▸ **Data shown**
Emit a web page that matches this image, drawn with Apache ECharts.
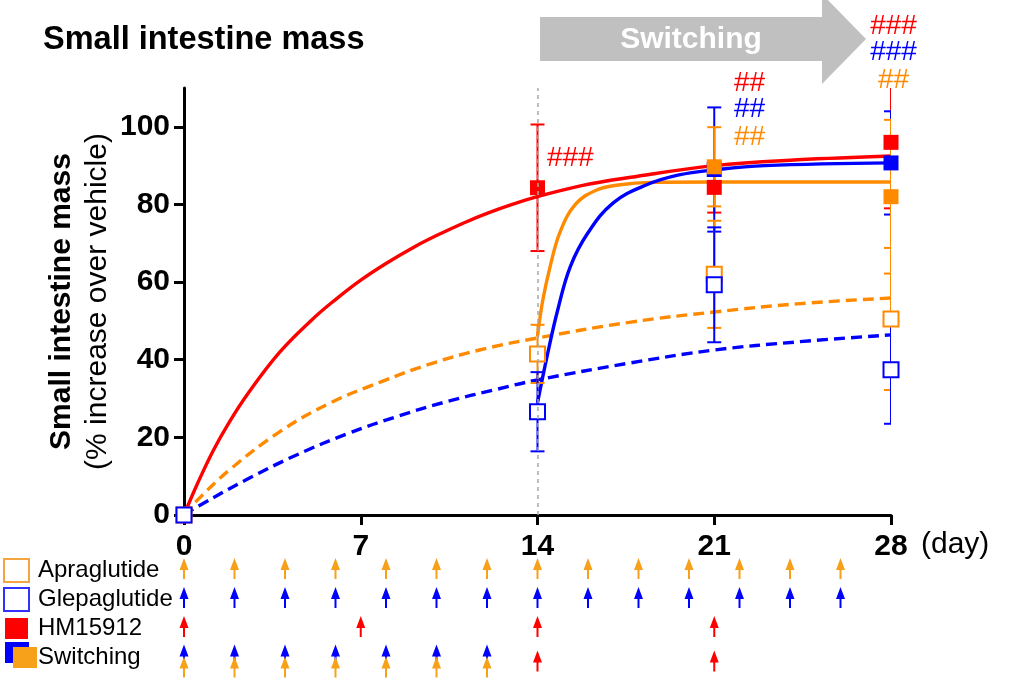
<!DOCTYPE html>
<html>
<head>
<meta charset="utf-8">
<title>Small intestine mass</title>
<script src="https://cdn.jsdelivr.net/npm/echarts@6.0.0/dist/echarts.min.js"></script>
<style>
    html, body { margin: 0; padding: 0; background: #fff; }
    #chart { width: 1010px; height: 683px; }
</style>
</head>
<body>
<div id="chart"></div>
<script>
// axis ticks
var dayTicks = [0, 7, 14, 21, 28];
var yTicks = [0, 20, 40, 60, 80, 100];
var switchDay = 14;

// measured groups: mean and +/- error
var apraDays = [0, 14, 21, 28];
var apraMean = [0, 41.5, 62, 50.5];
var apraErr = [0, 7.5, 13.8, 18.3];

var glepDays = [0, 14, 21, 28];
var glepMean = [0, 26.6, 59.3, 37.4];
var glepErr = [0, 10.2, 14.8, 13.9];

var hmDays = [14, 21, 28];
var hmMean = [84.3, 84.4, 96];
var hmErr = [16.3, 6.5, 17];

var swGlepDays = [21, 28];
var swGlepMean = [89, 90.7];
var swGlepErr = [16, 13.3];

var swApraDays = [21, 28];
var swApraMean = [89.7, 82];
var swApraErr = [10.2, 19.8];

// fitted curves
var hmFitDays = [0, 0.5, 1.15, 1.8, 2.5, 3.8, 5.1, 6, 7, 8, 9.1, 10, 11.1, 12, 13, 14, 15.7, 17.7, 21, 24.3, 28];
var hmFitVals = [0, 7.6, 16.5, 24, 31, 42, 50.5, 55.5, 60.5, 64.8, 69, 72, 75.3, 77.7, 80, 82, 84.8, 87, 90, 91.5, 92.5];

var apraFitDays = [0, 0.4, 1.8, 3.8, 5.8, 7.8, 9.7, 11.7, 14, 17.7, 21, 24.3, 28];
var apraFitVals = [0, 3, 11.6, 21.5, 28.9, 34.3, 38.8, 42.5, 45.6, 49.7, 52.3, 54.4, 55.9];

var glepFitDays = [0, 0.6, 2.5, 4.5, 6.5, 8.4, 10.4, 12.4, 14, 17.7, 21, 24.3, 28];
var glepFitVals = [0, 2.4, 9.2, 15.6, 21, 25.3, 29.2, 32.4, 34.8, 39.2, 42.5, 44.6, 46.4];

var swApraFitDays = [14, 14.2, 14.5, 14.9, 15.5, 16.3, 17.2, 18.5, 21, 28];
var swApraFitVals = [46, 55, 64, 73, 80, 83.6, 85, 85.7, 85.8, 85.8];

var swGlepFitDays = [14, 14.4, 14.8, 15.3, 16, 17, 18.3, 19.6, 21, 23, 28];
var swGlepFitVals = [28.9, 41.5, 52.8, 64, 72.7, 80.4, 85, 87.6, 88.9, 90, 90.7];

// significance marks
var sigDays = [15.3, 22.4, 22.4, 22.4, 28.1, 28.1, 28.1];
var sigVals = [92, 111.3, 104.4, 97.3, 125.8, 119.2, 111.9];
var sigText = ['###', '##', '##', '##', '###', '###', '##'];
var sigGroup = ['hm', 'hm', 'glep', 'apra', 'hm', 'glep', 'apra'];

// dosing schedule (days with an arrow)
var groups = ['Apraglutide', 'Glepaglutide', 'HM15912', 'Switching'];
var apraDoseDays = [0, 2, 4, 6, 8, 10, 12, 14, 16, 18, 20, 22, 24, 26];
var glepDoseDays = [0, 2, 4, 6, 8, 10, 12, 14, 16, 18, 20, 22, 24, 26];
var hmDoseDays = [0, 7, 14, 21];
var swPairDoseDays = [0, 2, 4, 6, 8, 10, 12];
var swHmDoseDays = [14, 21];

var fontFamily = "'Liberation Sans', Arial, sans-serif";
var colors = { apra: '#ff8a00', glep: '#0000ff', hm: '#ff0000' };
var arrowOrange = '#f7a11a';
var arrowPath = 'path://M4.5,0 L9,12 L5.5,12 L5.5,21 L3.5,21 L3.5,12 L0,12 Z';

function pairs(xs, ys) {
    var out = [];
    for (var i = 0; i < xs.length; i++) {
        out.push([xs[i], ys[i]]);
    }
    return out;
}

function errorData(xs, mean, err) {
    var out = [];
    for (var i = 0; i < xs.length; i++) {
        if (err[i] > 0) {
            out.push([xs[i], mean[i] - err[i], mean[i] + err[i]]);
        }
    }
    return out;
}

//误差线: 竖线加上下两个短横
function renderErrorBar(params, api) {
    var hi = api.coord([api.value(0), api.value(2)]);
    var lo = api.coord([api.value(0), api.value(1)]);
    var half = 7;
    var style = { stroke: api.visual('color'), lineWidth: 2, fill: null };
    return {
        type: 'group',
        children: [
            { type: 'line', shape: { x1: hi[0], y1: hi[1], x2: lo[0], y2: lo[1] }, style: style },
            { type: 'line', shape: { x1: hi[0] - half, y1: hi[1], x2: hi[0] + half, y2: hi[1] }, style: style },
            { type: 'line', shape: { x1: lo[0] - half, y1: lo[1], x2: lo[0] + half, y2: lo[1] }, style: style }
        ]
    };
}

function fitLine(xs, ys, color, dashed) {
    return {
        type: 'line',
        data: pairs(xs, ys),
        showSymbol: false,
        symbol: 'none',
        smooth: 0.4,
        silent: true,
        z: 2,
        lineStyle: { color: color, width: 3.4, type: dashed ? [11, 6] : 'solid' }
    };
}

function errorSeries(xs, mean, err, color) {
    return {
        type: 'custom',
        renderItem: renderErrorBar,
        data: errorData(xs, mean, err),
        encode: { x: 0, y: [1, 2] },
        itemStyle: { color: color },
        clip: true,
        silent: true,
        z: 3
    };
}

function markerSeries(xs, mean, color, open) {
    return {
        type: 'scatter',
        symbol: 'rect',
        symbolSize: 15,
        data: pairs(xs, mean),
        silent: true,
        z: 4,
        itemStyle: open
            ? { color: '#fff', borderColor: color, borderWidth: 2, opacity: 1 }
            : { color: color, opacity: 1 }
    };
}

function doseSeries(days, row, color, offset) {
    var data = [];
    for (var i = 0; i < days.length; i++) {
        data.push([days[i], row]);
    }
    return {
        type: 'scatter',
        xAxisIndex: 1,
        yAxisIndex: 1,
        symbol: arrowPath,
        symbolSize: [9, 21],
        symbolOffset: [0, offset],
        data: data,
        silent: true,
        itemStyle: { color: color, opacity: 1 }
    };
}

function drawChart(domId) {
    var sigData = [];
    for (var i = 0; i < sigDays.length; i++) {
        sigData.push({
            value: [sigDays[i], sigVals[i]],
            label: { color: colors[sigGroup[i]] }
        });
    }

    var greyLine = fitLine(apraFitDays, apraFitVals, colors.apra, true);
    greyLine.markLine = {
        silent: true,
        symbol: ['none', 'none'],
        label: { show: false },
        lineStyle: { color: '#a8a8a8', width: 1.5, type: [4, 4] },
        data: [{ xAxis: switchDay }]
    };

    var option = {
        animation: false,
        textStyle: { fontFamily: fontFamily },
        title: {
            text: 'Small intestine mass',
            left: 38,
            top: 19,
            textStyle: { fontSize: 32.5, fontWeight: 'bold', color: '#000', fontFamily: fontFamily }
        },
        grid: [
            { left: 184, right: 119, top: 88, bottom: 168, outerBoundsMode: 'none' },
            { left: 184, right: 119, top: 556, bottom: 11, outerBoundsMode: 'none' }
        ],
        xAxis: [
            {
                type: 'value',
                gridIndex: 0,
                min: dayTicks[0],
                max: dayTicks[dayTicks.length - 1],
                interval: 7,
                splitLine: { show: false },
                axisLine: { lineStyle: { color: '#000', width: 3 } },
                axisTick: { length: 10, lineStyle: { color: '#000', width: 3 } },
                axisLabel: { fontSize: 30, fontWeight: 'bold', color: '#000', margin: 17, fontFamily: fontFamily },
                name: '(day)',
                nameLocation: 'end',
                nameGap: 30,
                nameTextStyle: { fontSize: 30, color: '#000', verticalAlign: 'top', padding: [15, 0, 0, 0], fontFamily: fontFamily }
            },
            {
                type: 'value',
                gridIndex: 1,
                min: 0,
                max: 28,
                show: false
            }
        ],
        yAxis: [
            {
                type: 'value',
                gridIndex: 0,
                min: 0,
                max: 110,
                interval: 20,
                splitLine: { show: false },
                axisLine: { show: true, lineStyle: { color: '#000', width: 3 } },
                axisTick: { show: true, length: 10, customValues: yTicks, lineStyle: { color: '#000', width: 3 } },
                axisLabel: { customValues: yTicks, fontSize: 30, fontWeight: 'bold', color: '#000', margin: 14, fontFamily: fontFamily },
                name: '{b|Small intestine mass}\n{n|(% increase over vehicle)}',
                nameLocation: 'middle',
                nameGap: 68,
                nameMoveOverlap: false,
                nameTextStyle: {
                    color: '#000',
                    rich: {
                        b: { fontSize: 30, fontWeight: 'bold', color: '#000', lineHeight: 36, fontFamily: fontFamily },
                        n: { fontSize: 30, color: '#000', lineHeight: 36, fontFamily: fontFamily }
                    }
                }
            },
            {
                type: 'category',
                gridIndex: 1,
                data: groups,
                inverse: true,
                axisLine: { show: false },
                axisTick: { show: false },
                splitLine: { show: false },
                axisLabel: {
                    align: 'left',
                    margin: 179,
                    formatter: function (value, index) {
                        var icons = ['{apra| }{gap| }', '{glep| }{gap| }', '{hm| }{gap| }', '{sp| }{sw| }{gap1| }'];
                        return icons[index] + '{t|' + value + '}';
                    },
                    rich: {
                        apra: { width: 23, height: 21, backgroundColor: '#fff', borderColor: '#f5a540', borderWidth: 2, verticalAlign: 'middle' },
                        glep: { width: 23, height: 21, backgroundColor: '#fff', borderColor: '#3030ff', borderWidth: 2, verticalAlign: 'middle' },
                        hm: { width: 23, height: 21, backgroundColor: '#ff0000', verticalAlign: 'middle' },
                        sp: { width: 8 },
                        sw: {
                            width: 24, height: 21, backgroundColor: arrowOrange, verticalAlign: 'middle',
                            shadowColor: '#0000ff', shadowBlur: 0, shadowOffsetX: -8, shadowOffsetY: -5
                        },
                        gap: { width: 10 },
                        gap1: { width: 1 },
                        t: { fontSize: 24, color: '#000', fontFamily: fontFamily, verticalAlign: 'middle' }
                    }
                }
            }
        ],
        graphic: [
            {
                type: 'polygon',
                shape: { points: [[540, 17], [822, 17], [822, -6], [866, 39], [822, 84], [822, 61], [540, 61]] },
                style: { fill: '#c0c0c0' },
                z: 1
            },
            {
                type: 'text',
                x: 691,
                y: 40,
                style: {
                    text: 'Switching',
                    fill: '#fff',
                    font: 'bold 30px ' + fontFamily,
                    textAlign: 'center',
                    textVerticalAlign: 'middle'
                },
                z: 2
            }
        ],
        series: [
            greyLine,
            fitLine(glepFitDays, glepFitVals, colors.glep, true),
            fitLine(hmFitDays, hmFitVals, colors.hm, false),
            fitLine(swApraFitDays, swApraFitVals, colors.apra, false),
            fitLine(swGlepFitDays, swGlepFitVals, colors.glep, false),

            errorSeries(hmDays, hmMean, hmErr, colors.hm),
            errorSeries(swGlepDays, swGlepMean, swGlepErr, colors.glep),
            errorSeries(swApraDays, swApraMean, swApraErr, colors.apra),
            errorSeries(apraDays, apraMean, apraErr, colors.apra),
            errorSeries(glepDays, glepMean, glepErr, colors.glep),

            markerSeries(hmDays, hmMean, colors.hm, false),
            markerSeries(swGlepDays, swGlepMean, colors.glep, false),
            markerSeries(swApraDays, swApraMean, colors.apra, false),
            markerSeries(apraDays, apraMean, colors.apra, true),
            markerSeries(glepDays, glepMean, colors.glep, true),

            {
                type: 'scatter',
                data: sigData,
                symbolSize: 2,
                clip: false,
                silent: true,
                z: 5,
                itemStyle: { color: 'rgba(0,0,0,0)', opacity: 1 },
                label: {
                    show: true,
                    position: 'inside',
                    fontSize: 28,
                    fontFamily: fontFamily,
                    formatter: function (p) { return sigText[p.dataIndex]; }
                }
            },

            doseSeries(apraDoseDays, groups[0], arrowOrange, -2),
            doseSeries(glepDoseDays, groups[1], colors.glep, -2),
            doseSeries(hmDoseDays, groups[2], colors.hm, -2),
            doseSeries(swPairDoseDays, groups[3], colors.glep, -2.5),
            doseSeries(swPairDoseDays, groups[3], arrowOrange, 9.5),
            doseSeries(swHmDoseDays, groups[3], colors.hm, 3.5)
        ]
    };

    var chart = echarts.init(document.getElementById(domId));
    chart.setOption(option);
}

drawChart('chart');
</script>
</body>
</html>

▸ **Aim**
Locate the word "with" in the data above. Copy every line carrying it.

▸ **Full output**
Emit a web page that matches this image, drawn with Apache ECharts.
// dosing schedule (days with an arrow)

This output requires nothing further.